[PROBLEM DETAILS]: Copy out the data exactly, leaving the pictures behind.

[INFORMATION SUPPLIED]:
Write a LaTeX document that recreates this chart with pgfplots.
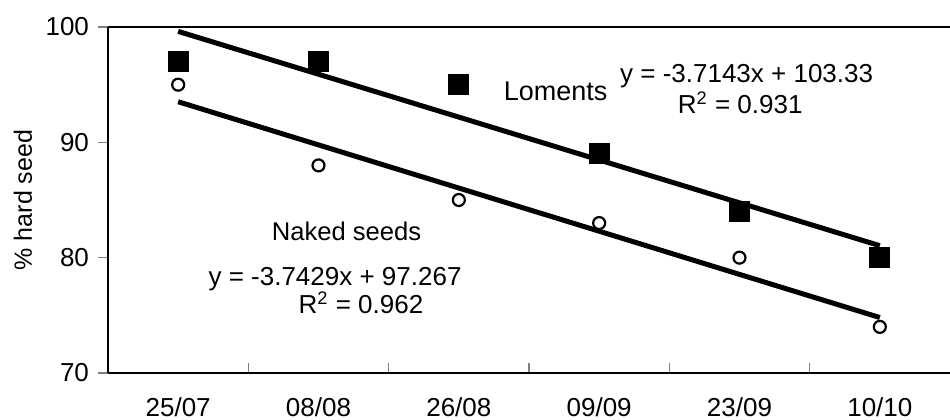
\documentclass[border=0pt]{standalone}
\usepackage{fontspec}
\setmainfont{Liberation Sans}
\usepackage{pgfplots}
\pgfplotsset{compat=1.18}
\begin{document}
\begin{tikzpicture}
\path[use as bounding box] (-54pt,-23pt) rectangle (421pt,186.5pt);
\begin{axis}[
  at={(0,0)}, anchor=south west,
  scale only axis,
  width=421pt, height=173pt,
  xmin=0.5, xmax=6.5, ymin=70, ymax=100,
  axis lines*=left,
  axis line style={line width=0.8pt},
  xtick={1.5,2.5,3.5,4.5,5.5},
  xticklabels={},
  xtick align=inside,
  x tick style={line width=0.6pt},
  extra x ticks={1,2,3,4,5,6},
  extra x tick labels={25/07,08/08,26/08,09/09,23/09,10/10},
  extra x tick style={major tick length=0pt},
  ytick={70,80,90,100},
  ytick align=outside,
  y tick style={line width=0.6pt},
  major tick length=5pt,
  tick label style={font=\fontsize{13}{15}\selectfont},
  x tick label style={anchor=base, yshift=-21.5pt},
  y tick label style={xshift=-1pt},
  /pgf/number format/assume math mode=true,
  clip=false,
]
\draw[line width=0.8pt] (rel axis cs:0,1) -- (rel axis cs:1,1);
\node[rotate=90, font=\fontsize{12.5}{14}\selectfont] at ([xshift=-42.5pt]rel axis cs:0,0.5) {\% hard seed};
% trend lines
\addplot[black, line width=2.5pt, no marks] coordinates {(1,99.62) (6,81.04)};
\addplot[black, line width=2.5pt, no marks] coordinates {(1,93.52) (6,74.81)};
% Loments
\addplot[only marks, mark=square*, mark size=5pt, black] coordinates {
(1,97) (2,97) (3,95) (4,89) (5,84) (6,80)};
% Naked seeds
\addplot[only marks, mark=*, mark size=3pt, black, mark options={fill=white, line width=1.1pt}] coordinates {
(1,95) (2,88) (3,85) (4,83) (5,80) (6,74)};
\node[anchor=base, font=\fontsize{13.5}{15}\selectfont] at (axis cs:3.690,93.67) {Loments};
\node[anchor=base, font=\fontsize{13}{15}\selectfont] at (axis cs:5.051,95.23) {y = -3.7143x + 103.33};
\node[anchor=base, font=\fontsize{13}{15}\selectfont] at (axis cs:5.005,92.54) {R\textsuperscript{2} = 0.931};
\node[anchor=base, font=\fontsize{12.8}{15}\selectfont] at (axis cs:2.200,81.53) {Naked seeds};
\node[anchor=base, font=\fontsize{13}{15}\selectfont] at (axis cs:2.118,77.62) {y = -3.7429x + 97.267};
\node[anchor=base, font=\fontsize{13}{15}\selectfont] at (axis cs:2.303,75.20) {R\textsuperscript{2} = 0.962};
\end{axis}
\end{tikzpicture}
\end{document}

[PROBLEM SOLUTION]:
Write a LaTeX document that recreates this chart with pgfplots.
\documentclass[border=0pt]{standalone}
\usepackage{fontspec}
\setmainfont{Liberation Sans}
\usepackage{pgfplots}
\pgfplotsset{compat=1.18}
\begin{document}
\begin{tikzpicture}
\path[use as bounding box] (-54pt,-23pt) rectangle (421pt,186.5pt);
\begin{axis}[
  at={(0,0)}, anchor=south west,
  scale only axis,
  width=421pt, height=173pt,
  xmin=0.5, xmax=6.5, ymin=70, ymax=100,
  axis lines*=left,
  axis line style={line width=0.8pt},
  xtick={1.5,2.5,3.5,4.5,5.5},
  xticklabels={},
  xtick align=inside,
  x tick style={line width=0.6pt},
  extra x ticks={1,2,3,4,5,6},
  extra x tick labels={25/07,08/08,26/08,09/09,23/09,10/10},
  extra x tick style={major tick length=0pt},
  ytick={70,80,90,100},
  ytick align=outside,
  y tick style={line width=0.6pt},
  major tick length=5pt,
  tick label style={font=\fontsize{13}{15}\selectfont},
  x tick label style={anchor=base, yshift=-21.5pt},
  y tick label style={xshift=-1pt},
  /pgf/number format/assume math mode=true,
  clip=false,
]
\draw[line width=0.8pt] (rel axis cs:0,1) -- (rel axis cs:1,1);
\node[rotate=90, font=\fontsize{12.5}{14}\selectfont] at ([xshift=-42.5pt]rel axis cs:0,0.5) {\% hard seed};
% trend lines
\addplot[black, line width=2.5pt, no marks] coordinates {(1,99.62) (6,81.04)};
\addplot[black, line width=2.5pt, no marks] coordinates {(1,93.52) (6,74.81)};
% Loments
\addplot[only marks, mark=square*, mark size=5pt, black] coordinates {
(1,97) (2,97) (3,95) (4,89) (5,84) (6,80)};
% Naked seeds
\addplot[only marks, mark=*, mark size=3pt, black, mark options={fill=white, line width=1.1pt}] coordinates {
(1,95) (2,88) (3,85) (4,83) (5,80) (6,74)};
\node[anchor=base, font=\fontsize{13.5}{15}\selectfont] at (axis cs:3.690,93.67) {Loments};
\node[anchor=base, font=\fontsize{13}{15}\selectfont] at (axis cs:5.051,95.23) {y = -3.7143x + 103.33};
\node[anchor=base, font=\fontsize{13}{15}\selectfont] at (axis cs:5.005,92.54) {R\textsuperscript{2} = 0.931};
\node[anchor=base, font=\fontsize{12.8}{15}\selectfont] at (axis cs:2.200,81.53) {Naked seeds};
\node[anchor=base, font=\fontsize{13}{15}\selectfont] at (axis cs:2.118,77.62) {y = -3.7429x + 97.267};
\node[anchor=base, font=\fontsize{13}{15}\selectfont] at (axis cs:2.303,75.20) {R\textsuperscript{2} = 0.962};
\end{axis}
\end{tikzpicture}
\end{document}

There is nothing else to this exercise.